Phase 3: a first floor chamber was created over the inner room in the mid 16th century.
Phase 4: the hall fireplace and chimneystack were inserted into the open hall and a loft or upper room was created over the passage.
Phase 5: in the mid 17th century the hall was floored creating a second chamber in the main block and a ground floor parlour with a first floor chamber were built at right angles to the north end.
Phase 6: repairs were undertaken in the 18th and 19th century to the roofs and agricultural outshuts were added along the east side of the shippon. The farmhouse may have been split into two households during this period.
Phase 7: modernisation was undertaken in the 20th century involving laying concrete floors, replacing joinery and rethatching.

Tyers, I., 2003, Tree Ring Analysis of Oak Timbers from Higher Uppacott, Widecombe on the Moor (Report - Scientific). SDV345200.

L-shaped farmhouse at 'Higher Uppacott' with main block running north-south and a 17th century parlour block set at right angles on the north end.
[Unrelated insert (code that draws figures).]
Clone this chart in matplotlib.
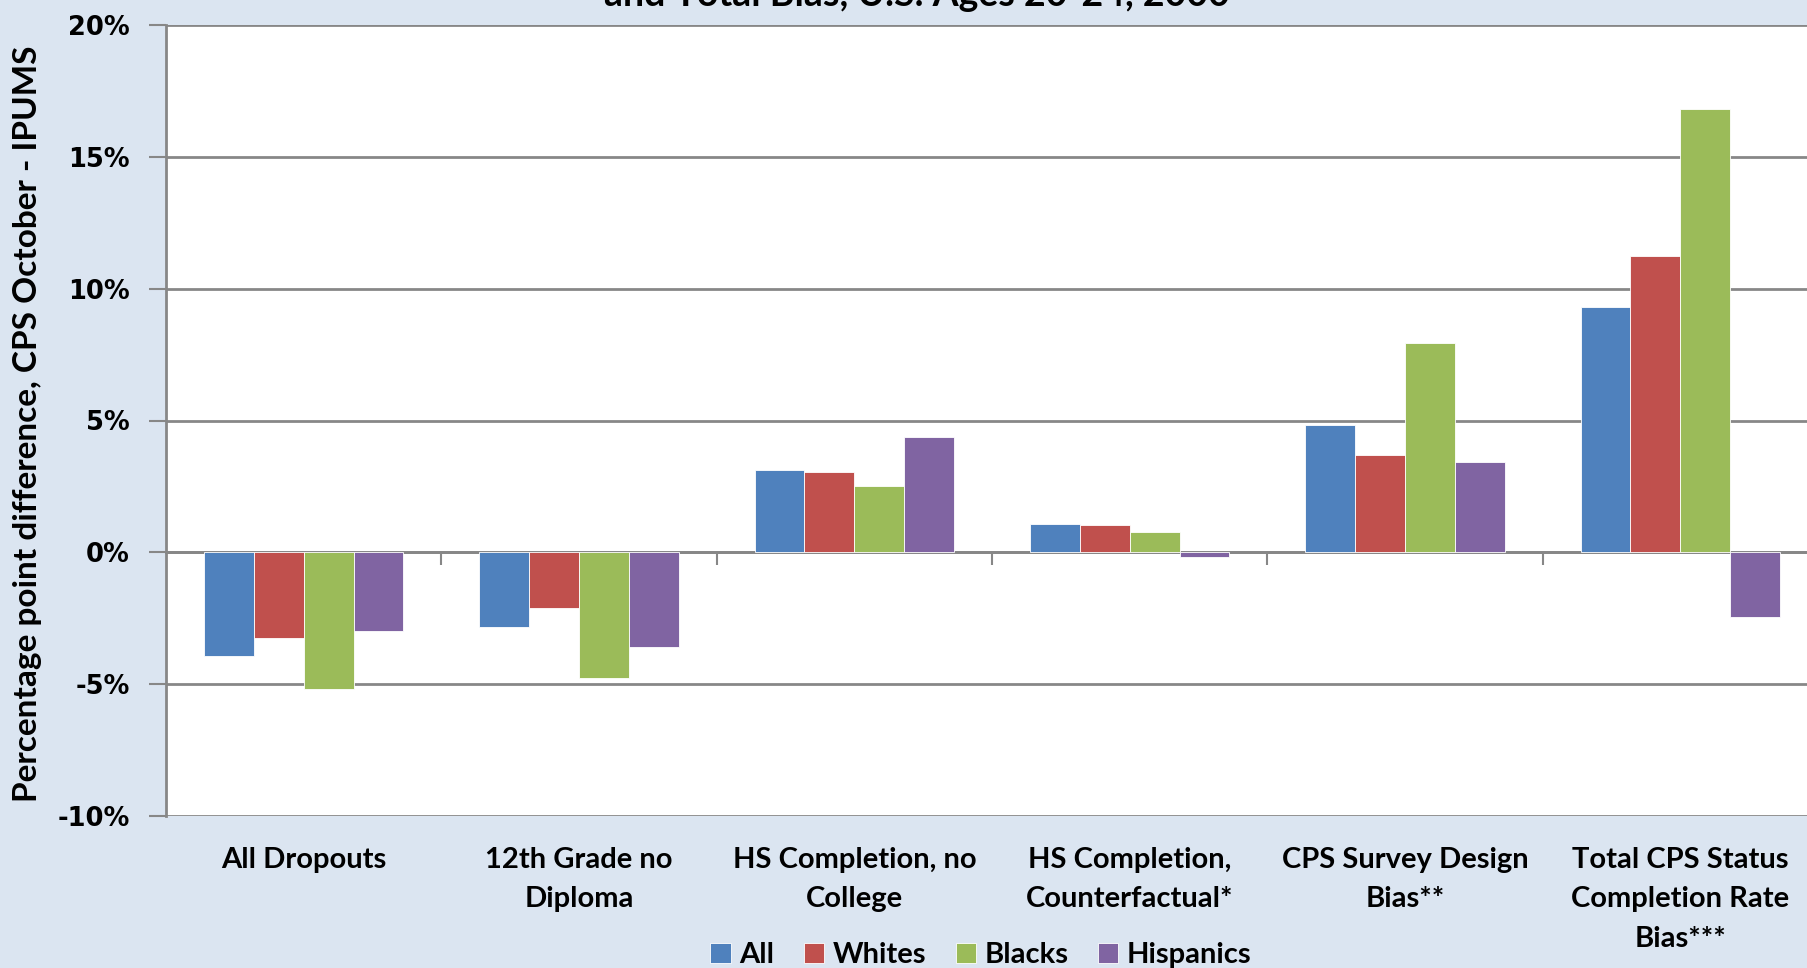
import matplotlib
matplotlib.use('Agg')
import matplotlib.pyplot as plt
import numpy as np

categories = ['All Dropouts', '12th Grade no\nDiploma', 'HS Completion, no\nCollege',
              'HS Completion,\nCounterfactual*', 'CPS Survey Design\nBias**',
              'Total CPS Status\nCompletion Rate\nBias***']
series_names = ['All', 'Whites', 'Blacks', 'Hispanics']
all_vals = [-3.95, -2.82, 3.11, 1.09, 4.82, 9.31]
whites_vals = [-3.24, -2.10, 3.06, 1.05, 3.71, 11.24]
blacks_vals = [-5.18, -4.77, 2.51, 0.78, 7.93, 16.80]
hispanics_vals = [-2.99, -3.60, 4.37, -0.16, 3.43, -2.44]
yticks = [-10, -5, 0, 5, 10, 15, 20]
ytick_labels = ['-10%', '-5%', '0%', '5%', '10%', '15%', '20%']
title_line = 'and Total Bias, U.S. Ages 20-24, 2000'
ylabel = 'Percentage point difference, CPS October - IPUMS'

colors = ['#4F81BD', '#C0504D', '#9BBB59', '#8064A2']
bg = '#DBE5F1'
grid_c = '#878787'

fig = plt.figure(figsize=(18.08, 9.68), dpi=100, facecolor=bg)
W, H = 1808, 968
ax = fig.add_axes([166 / W, 1 - 816 / H, 1652 / W, (816 - 25) / H])
ax.set_facecolor('white')

x = np.arange(len(categories))
bw = 0.181
data = [all_vals, whites_vals, blacks_vals, hispanics_vals]
for i, (vals, name) in enumerate(zip(data, series_names)):
    ax.bar(x + (i - 1.5) * bw, vals, bw, color=colors[i], label=name,
           edgecolor='white', linewidth=0.6, zorder=3)

ax.set_xlim(-0.5, len(categories) - 0.5)
ax.set_ylim(-10, 20)
ax.set_yticks(yticks)
ax.set_yticklabels(ytick_labels, fontfamily='DejaVu Sans', fontweight='bold', fontsize=18.5)
ax.yaxis.grid(True, color=grid_c, linewidth=2, zorder=1)
ax.tick_params(axis='y', length=12, width=1.5, color=grid_c, pad=14)

ax.set_xticks(x)
ax.set_xticklabels(categories, fontfamily='Lato', fontweight='bold', fontsize=21,
                   linespacing=1.65, va='top')
ax.tick_params(axis='x', length=0, pad=22)

for s in ['top', 'right', 'bottom']:
    ax.spines[s].set_visible(False)
ax.spines['left'].set_color(grid_c)
ax.spines['left'].set_linewidth(2)

# zero line with category separator ticks
sec = ax.secondary_xaxis(1 / 3)
sec.set_xticks(np.arange(0.5, len(categories) - 0.5, 1.0))
sec.set_xticklabels([])
sec.tick_params(axis='x', direction='out', length=9, width=1.5, color=grid_c)
sec.spines['bottom'].set_color(grid_c)
sec.spines['bottom'].set_linewidth(2)

fig.text(28 / W, 1 - 424 / H, ylabel, rotation=90, ha='center', va='center',
         fontfamily='Lato', fontweight='bold', fontsize=24)

fig.text(0.507, 1 - 6 / H, title_line, ha='center', va='baseline',
         fontfamily='Lato', fontweight='bold', fontsize=27)

leg = fig.legend(loc='center', bbox_to_anchor=(981 / W, 1 - 955 / H), ncol=4,
                 frameon=False, prop={'family': 'Lato', 'weight': 'bold', 'size': 21},
                 handlelength=0.7, handleheight=0.7, handletextpad=0.3,
                 columnspacing=1.0)

fig.savefig('out.png', dpi=100, facecolor=bg)
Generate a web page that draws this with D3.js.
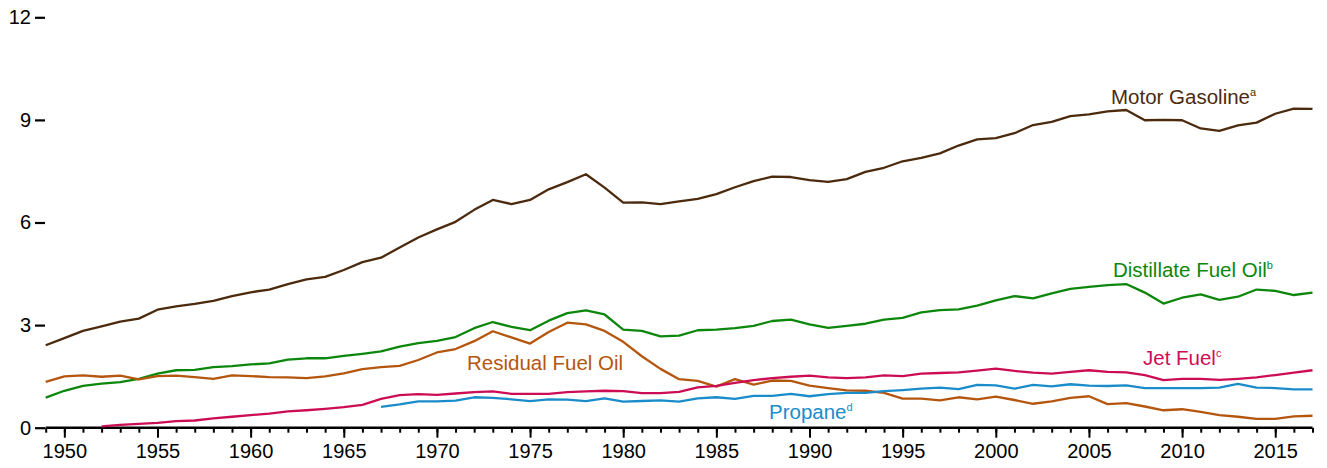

Oak timbers were taken from the shippon in 2002 for examination and tree-ring analysis but did not correlate with chronologies from Britain or Northern Europe. The smoke-blackened thatch and timberwork suggest a 14th or 15th century date for southern part of building.

2004, Tree ring date lists 2004 (Article in Serial). SDV361593.

Reference to tree-ring analysis of oak timbers from Higher Uppacott, Widecombe on the Moor (citing I. Tyers, Council for Archaeology Report 82/2003. 10 pp).

English Heritage, 2010, Historic Houses Register (List of Blds of Arch or Historic Interest). SDV154869.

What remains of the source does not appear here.